The lyrics open with imagery that immediately draws the listener into this symbolic universe of wine, cup-bearer, and ecstatic abandon: “Saqi ki har nigaah pe bal kha ke pee gaya, lehron se khelta hua lehra ke pee gaya” (“At every glance of the cup-bearer, I drank in rapture; I drank while playing with the waves of joy”). Here, “drinking” symbolizes the reception of spiritual grace, while the Saqi represents not a literal tavern figure but a source of divine grace, ultimately referring to Allah as the giver of all love and spiritual intoxication. The image of "playing with the waves" evokes joyful immersion in fluctuating states of spiritual ecstasy (wajd). This opening is followed by a plea for forgiveness: “Ae rehmat-e-tamaam, meri har khata mu'aaf, main inteha-e-shauq mein ghabra ke pee gaya” (“O All-Merciful, please forgive all my wrongs; I drank [the wine of love] in a state of overwhelming, bewildered desire”). This grounds the preceding imagery of ecstasy within an Islamic devotional framework, in which the seeker's awareness of divine mercy (rahma) accompanies spiritual intoxication.

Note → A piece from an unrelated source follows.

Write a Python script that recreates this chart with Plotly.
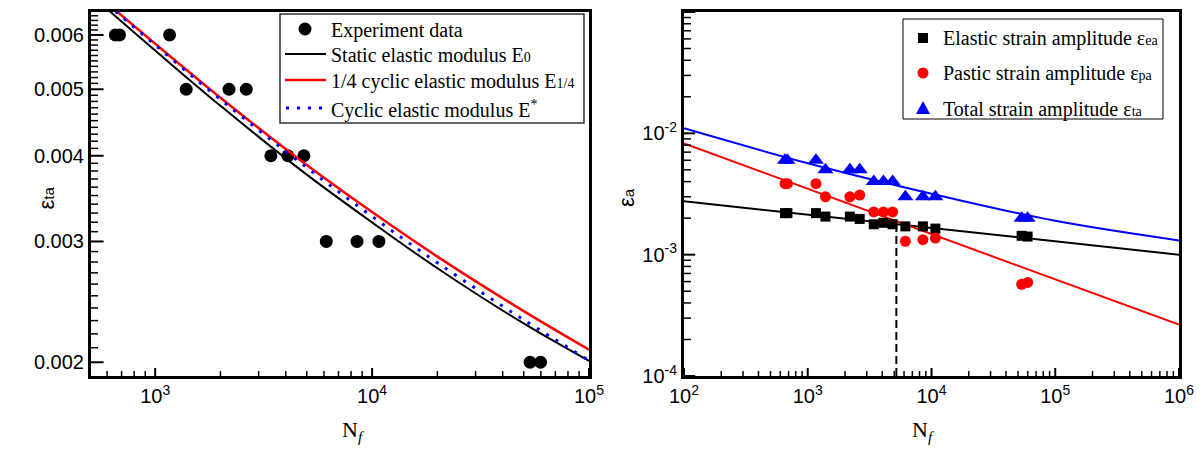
import math
import plotly.graph_objects as go

# ---------------- data ----------------
Nf = [655, 685, 1165, 1390, 2190, 2630, 3415, 4090, 4850, 6150, 8520, 10750, 53500, 59800]
eps_ta = [0.006, 0.006, 0.006, 0.005, 0.005, 0.005, 0.004, 0.004, 0.004,
          0.003, 0.003, 0.003, 0.002, 0.002]
eps_ea = [0.0022, 0.0022, 0.0022, 0.00206, 0.00206, 0.00197, 0.00178, 0.00183, 0.00178,
          0.00171, 0.00171, 0.00164, 0.00143, 0.00141]
eps_pa = [0.00385, 0.00385, 0.00385, 0.0030, 0.0030, 0.0031, 0.00225, 0.00225, 0.00225,
          0.00129, 0.00133, 0.00137, 0.00057, 0.00059]

# left panel model curves
curve_N = [600, 1000, 2000, 5000, 10000, 20000, 50000, 100000]
curve_E0 = [0.006547, 0.005694, 0.004730, 0.003754, 0.003198, 0.002742, 0.002278, 0.002009]
curve_E14 = [0.006675, 0.005826, 0.004860, 0.003877, 0.003311, 0.002851, 0.002374, 0.002086]
curve_Estar = [0.006652, 0.005800, 0.004831, 0.003843, 0.003263, 0.002793, 0.002306, 0.002012]

# right panel fitted lines
fit_N = [100, 1000000]
fit_ea = [0.00275, 0.00100]
fit_pa = [0.00825, 0.000265]
fit_N_total = [100, 1000, 10000, 100000, 1000000]
fit_ta = [0.0110, 0.00567, 0.00318, 0.00190, 0.00131]
trans_N = [5200, 5200]
trans_eps = [0.0001, 0.00165]

# tick labels
left_x_ticks = [1000, 10000, 100000]
left_x_labels = ["10<sup>3</sup>", "10<sup>4</sup>", "10<sup>5</sup>"]
left_y_ticks = [0.002, 0.003, 0.004, 0.005, 0.006]
left_y_labels = ["0.002", "0.003", "0.004", "0.005", "0.006"]
right_x_ticks = [1e2, 1e3, 1e4, 1e5, 1e6]
right_x_labels = ["10<sup>2</sup>", "10<sup>3</sup>", "10<sup>4</sup>", "10<sup>5</sup>", "10<sup>6</sup>"]
right_y_ticks = [1e-4, 1e-3, 1e-2, 1e-1]
right_y_labels = ["10<sup>-4</sup>", "10<sup>-3</sup>", "10<sup>-2</sup>", "10<sup>-1</sup>"]

left_x_minor = [d * 10 ** k for k in (2, 3, 4) for d in range(2, 10) if 600 <= d * 10 ** k < 100000]
left_y_minor = [round(v * 0.0001, 4) for v in range(19, 65) if v % 10 != 0]
right_x_minor = [d * 10 ** k for k in (2, 3, 4, 5) for d in range(2, 10)]
right_y_minor = [d * 10.0 ** k for k in (-4, -3, -2) for d in range(2, 10)]

# legend texts
left_legend_names = ["Experiment data", "Static elastic modulus E", "1/4 cyclic elastic modulus E",
                     "Cyclic elastic modulus E"]
left_legend_subs = ["", "0", "1/4", ""]
right_legend_names = ["Elastic strain amplitude \u03b5", "Pastic strain amplitude \u03b5",
                      "Total strain amplitude \u03b5"]
right_legend_subs = ["ea", "pa", "ta"]

SERIF = "Liberation Serif, Times New Roman, serif"
SANS = "Liberation Sans, Arial, sans-serif"

# pixel helpers for the plot area
L, T, W, H = 91, 12, 1088, 364
LEFT_X0, RIGHT_X0 = 91, 684
LEFT_XMIN, RIGHT_XMIN = 506, 100
LEFT_YRANGE = [-2.7190, -2.1884]
RIGHT_YRANGE = [-4, -1]
def px(x):
    return (x - L) / W
def py(y):
    return (T + H - y) / H

def small(t, size=14):
    return "<span style='font-size:%dpx'>%s</span>" % (size, t)

fig = go.Figure()

# ---------------- left panel ----------------
fig.add_trace(go.Scatter(x=Nf, y=eps_ta, mode="markers", name="Experiment data",
                         marker=dict(symbol="circle", size=13, color="black"), xaxis="x", yaxis="y"))
fig.add_trace(go.Scatter(x=curve_N, y=curve_E0, mode="lines", line_shape="spline",
                         name="Static elastic modulus E0", line=dict(color="black", width=2),
                         xaxis="x", yaxis="y"))
fig.add_trace(go.Scatter(x=curve_N, y=curve_E14, mode="lines", line_shape="spline",
                         name="1/4 cyclic elastic modulus E1/4", line=dict(color="#ff0000", width=2.5),
                         xaxis="x", yaxis="y"))
fig.add_trace(go.Scatter(x=curve_N, y=curve_Estar, mode="lines", line_shape="spline",
                         name="Cyclic elastic modulus E*",
                         line=dict(color="#0000ff", width=3, dash="3px,8px"), xaxis="x", yaxis="y"))

# ---------------- right panel ----------------
fig.add_trace(go.Scatter(x=fit_N, y=fit_ea, mode="lines", name="elastic fit",
                         line=dict(color="black", width=2), xaxis="x2", yaxis="y2"))
fig.add_trace(go.Scatter(x=fit_N, y=fit_pa, mode="lines", name="plastic fit",
                         line=dict(color="#ff0000", width=2), xaxis="x2", yaxis="y2"))
fig.add_trace(go.Scatter(x=fit_N_total, y=fit_ta, mode="lines", line_shape="spline", name="total fit",
                         line=dict(color="#0000ff", width=2), xaxis="x2", yaxis="y2"))
fig.add_trace(go.Scatter(x=trans_N, y=trans_eps, mode="lines", name="transition life",
                         line=dict(color="black", width=2, dash="8px,4px"), xaxis="x2", yaxis="y2"))
fig.add_trace(go.Scatter(x=Nf, y=eps_ea, mode="markers", name="Elastic strain amplitude",
                         marker=dict(symbol="square", size=10, color="black"), xaxis="x2", yaxis="y2"))
fig.add_trace(go.Scatter(x=Nf, y=eps_pa, mode="markers", name="Pastic strain amplitude",
                         marker=dict(symbol="circle", size=11, color="#ff0000"), xaxis="x2", yaxis="y2"))
fig.add_trace(go.Scatter(x=Nf, y=eps_ta, mode="markers", name="Total strain amplitude",
                         marker=dict(symbol="triangle-up", size=14, color="#0000ff"), xaxis="x2", yaxis="y2"))

# y-axis tick marks drawn as horizontal line markers on the axis, clipped to the plot area
def ytick_trace(vals, xpos, xa, ya, size, width):
    fig.add_trace(go.Scatter(x=[xpos] * len(vals), y=vals, mode="markers", showlegend=False,
                             hoverinfo="skip", cliponaxis=True, xaxis=xa, yaxis=ya,
                             marker=dict(symbol="line-ew", size=size,
                                         line=dict(color="black", width=width))))

ytick_trace(left_y_ticks, LEFT_XMIN, "x", "y", 18, 2)
ytick_trace(left_y_minor, LEFT_XMIN, "x", "y", 10, 1.5)
ytick_trace(right_y_ticks, RIGHT_XMIN, "x2", "y2", 16, 2)
ytick_trace(right_y_minor, RIGHT_XMIN, "x2", "y2", 10, 1.5)

axis_common = dict(type="log", showgrid=False, zeroline=False, showline=True, linecolor="black",
                   linewidth=3, mirror=True, ticks="", automargin=False, tickmode="array",
                   tickfont=dict(family=SANS, size=20, color="black"))

shapes = []
annotations = []

# ---------------- x tick marks (inside, bottom only) ----------------
def xticks(vals, xref, yref, length, width):
    for v in vals:
        shapes.append(dict(type="line", xref=xref, yref=yref, x0=v, x1=v, y0=0, y1=length / H,
                           line=dict(color="black", width=width), layer="above"))

xticks(left_x_ticks, "x", "y domain", 8, 2)
xticks(left_x_minor, "x", "y domain", 5, 1.5)
xticks(right_x_ticks, "x2", "y2 domain", 8, 2)
xticks(right_x_minor, "x2", "y2 domain", 5, 1.5)

# ---------------- hand-placed legends ----------------
shapes.append(dict(type="rect", xref="paper", yref="paper", x0=px(280), x1=px(584), y0=py(14), y1=py(123),
                   line=dict(color="#333333", width=1.5), fillcolor="white", layer="above"))
left_rows = [29, 54, 80, 108]
shapes.append(dict(type="circle", xref="paper", yref="paper", xsizemode="pixel", ysizemode="pixel",
                   xanchor=px(305), yanchor=py(left_rows[0]), x0=-6.5, x1=6.5, y0=-6.5, y1=6.5,
                   fillcolor="black", line=dict(width=0), layer="above"))
shapes.append(dict(type="line", xref="paper", yref="paper", x0=px(285), x1=px(326),
                   y0=py(left_rows[1]), y1=py(left_rows[1]), line=dict(color="black", width=2), layer="above"))
shapes.append(dict(type="line", xref="paper", yref="paper", x0=px(285), x1=px(326),
                   y0=py(left_rows[2]), y1=py(left_rows[2]), line=dict(color="#ff0000", width=2.5), layer="above"))
shapes.append(dict(type="line", xref="paper", yref="paper", x0=px(286), x1=px(326),
                   y0=py(left_rows[3]), y1=py(left_rows[3]),
                   line=dict(color="#0000ff", width=3, dash="3px,8px"), layer="above"))
for i, (nm, sb) in enumerate(zip(left_legend_names, left_legend_subs)):
    txt = nm + (small(sb) if sb else "") + ("<sup>*</sup>" if i == 3 else "")
    annotations.append(dict(text=txt, xref="paper", yref="paper", x=px(329), y=py(left_rows[i] + 1),
                            xanchor="left", yanchor="middle", showarrow=False,
                            font=dict(family=SERIF, size=20, color="black")))

shapes.append(dict(type="rect", xref="paper", yref="paper", x0=px(903), x1=px(1163), y0=py(19), y1=py(119),
                   line=dict(color="black", width=1), fillcolor="white", layer="above"))
right_rows = [38, 73, 108]
shapes.append(dict(type="rect", xref="paper", yref="paper", xsizemode="pixel", ysizemode="pixel",
                   xanchor=px(923), yanchor=py(right_rows[0]), x0=-5, x1=5, y0=-5, y1=5,
                   fillcolor="black", line=dict(width=0), layer="above"))
shapes.append(dict(type="circle", xref="paper", yref="paper", xsizemode="pixel", ysizemode="pixel",
                   xanchor=px(923), yanchor=py(right_rows[1]), x0=-5.5, x1=5.5, y0=-5.5, y1=5.5,
                   fillcolor="#ff0000", line=dict(width=0), layer="above"))
shapes.append(dict(type="path", xref="paper", yref="paper", xsizemode="pixel", ysizemode="pixel",
                   xanchor=px(923), yanchor=py(right_rows[2]), path="M -7,-6 L 7,-6 L 0,7 Z",
                   fillcolor="#0000ff", line=dict(width=0), layer="above"))
for i, (nm, sb) in enumerate(zip(right_legend_names, right_legend_subs)):
    annotations.append(dict(text=nm + small(sb), xref="paper", yref="paper", x=px(941), y=py(right_rows[i] + 1),
                            xanchor="left", yanchor="middle", showarrow=False,
                            font=dict(family=SERIF, size=20, color="black")))

# axis titles
annotations += [
    dict(text="N<sub><i>f</i></sub>", xref="paper", yref="paper", x=px(340), y=py(447),
         showarrow=False, font=dict(family=SERIF, size=22, color="black")),
    dict(text="N<sub><i>f</i></sub>", xref="paper", yref="paper", x=px(937), y=py(447),
         showarrow=False, font=dict(family=SERIF, size=22, color="black")),
    dict(text="\u03b5" + small("ta", 15), xref="paper", yref="paper", x=px(31), y=py(198),
         textangle=-90, showarrow=False, font=dict(family=SANS, size=22, color="black")),
    dict(text="\u03b5" + small("a", 15), xref="paper", yref="paper", x=px(626), y=py(198),
         textangle=-90, showarrow=False, font=dict(family=SANS, size=22, color="black")),
]

fig.update_layout(
    template="none",
    width=1202, height=450,
    paper_bgcolor="white", plot_bgcolor="white",
    margin=dict(l=L, r=1202 - L - W, t=T, b=450 - T - H),
    showlegend=False,
    xaxis=dict(axis_common, domain=[0, px(589)], range=[math.log10(LEFT_XMIN), 5],
               tickvals=left_x_ticks, ticktext=left_x_labels, anchor="y"),
    yaxis=dict(axis_common, domain=[0, 1], range=LEFT_YRANGE,
               tickvals=left_y_ticks, ticktext=left_y_labels, anchor="x"),
    xaxis2=dict(axis_common, domain=[px(684), 1.0], range=[2, 6],
                tickvals=right_x_ticks, ticktext=right_x_labels, anchor="y2"),
    yaxis2=dict(axis_common, domain=[0, 1], range=RIGHT_YRANGE,
                tickvals=right_y_ticks, ticktext=right_y_labels, anchor="x2"),
    shapes=shapes,
    annotations=annotations,
)

fig.write_html("out.html", config={"displayModeBar": False},
               post_script="document.body.style.margin='0px';")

The central refrain deepens this theme: “Yeh jo halka halka suroor hai, yeh teri nazar ka kasoor hai, ke sharaab peena sikha diya” (“This gentle intoxication is due to your gaze, which has taught me how to drink”). It introduces a pivotal Sufi idea, that spiritual transformation often arises through the Beloved's gaze (nazar), a symbol of divine attention or grace that awakens the heart. The lover does not actively choose intoxication but is instead overcome by it, reflecting the Sufi understanding that divine love is ultimately bestowed by Allah, not earned through effort alone. The singer elaborates: “Tere pyaar ne, teri chaah ne, teri behki behki nigaah ne, mujhe ek sharaabi bana diya” (“Your love, your longing, your intoxicating glances have turned me into a drunkard”). This describes the state of spiritual intoxication (sukr) in contrast to sobriety (sahw). Classical Sufi masters such as al-Qushayri, Bayazid Bistami, and Junayd of Baghdad explored this polarity: intoxication dissolves the ego (nafs), allowing a state of heightened nearness to Allah, while sobriety restores balance and ethical grounding. The qawwali lingers in sukr, where ordinary perception is transformed so that day and night, tavern and prayer space alike become suffused with awareness of Allah's presence.

A particularly striking set of verses appears, at first glance, to challenge formal religious practice: “Na namaaz aati hai mujhko, na wuzu aata hai, sajda kar leta hoon jab saamne tu aata hai” (“I do not know prayers, nor ablutions; I prostrate whenever you come before me”), along with “Mere sar ko dar tera mil gaya, mujhe ab talaash-e-haram nahin” (“My head has found your doorstep; I no longer seek the sanctuary”). Taken literally, these lines might seem irreverent. However, within the Islamic Sufi tradition, such verses exemplify the rhetorical style known as rindāna, an intentionally paradoxical and symbolic mode of expression that critiques overly rigid or merely outward religiosity while pointing toward deeper spiritual truths. Rather than rejecting ritual practices such as namaaz (prayer) or wuzu (ablution), the verses emphasize that outward formal rituals are insufficient without inner presence (khushu) and sincerity. In the overwhelming presence of the Divine Beloved (Allah), every moment becomes imbued with the consciousness of worship. The imagery of spontaneous prostration (sajda) thus evokes the Qur’anic ideal of ihsan, which the Prophet Muhammad defined as: "to worship Allah as if you see Him; and if you do not see Him, then know that He sees you." In this state of experiential immediacy, ritual form is not abandoned but deepened through constant awareness of the Divine, such that a single glance at the Beloved is poetically portrayed as carrying the spiritual intensity of prayer. This leads naturally to the Sufi concept of fana (annihilation of the self in Allah), in which the ego dissolves and the soul becomes entirely reoriented toward the Divine.

When the singer declares “Tera pyaar hai bas meri zindagi” (“Your love alone is my life”) and “Main azal se banda-e-ishq hoon, mujhe zuhd-o-kufr ka gham nahin” (“I have been a servant of love since eternity; I care neither for ascetic piety nor for disbelief”), he expresses the philosophy of ishq-e-haqiqi. Love here is primordial, echoing the Qur’anic covenant of Alast (Qur’an 7:172), in which all souls affirmed Allah's lordship before earthly existence. The seeker thus speaks from a state that appears to move beyond conventional categories of sin and virtue, not by negating them, but by being wholly absorbed in the Divine, from whom they ultimately derive their meaning. Ultimately, the qawwali celebrates love as the singer's entire being and purpose, a central Sufi theme of complete surrender (taslim), in which the soul discovers its true home in Allah.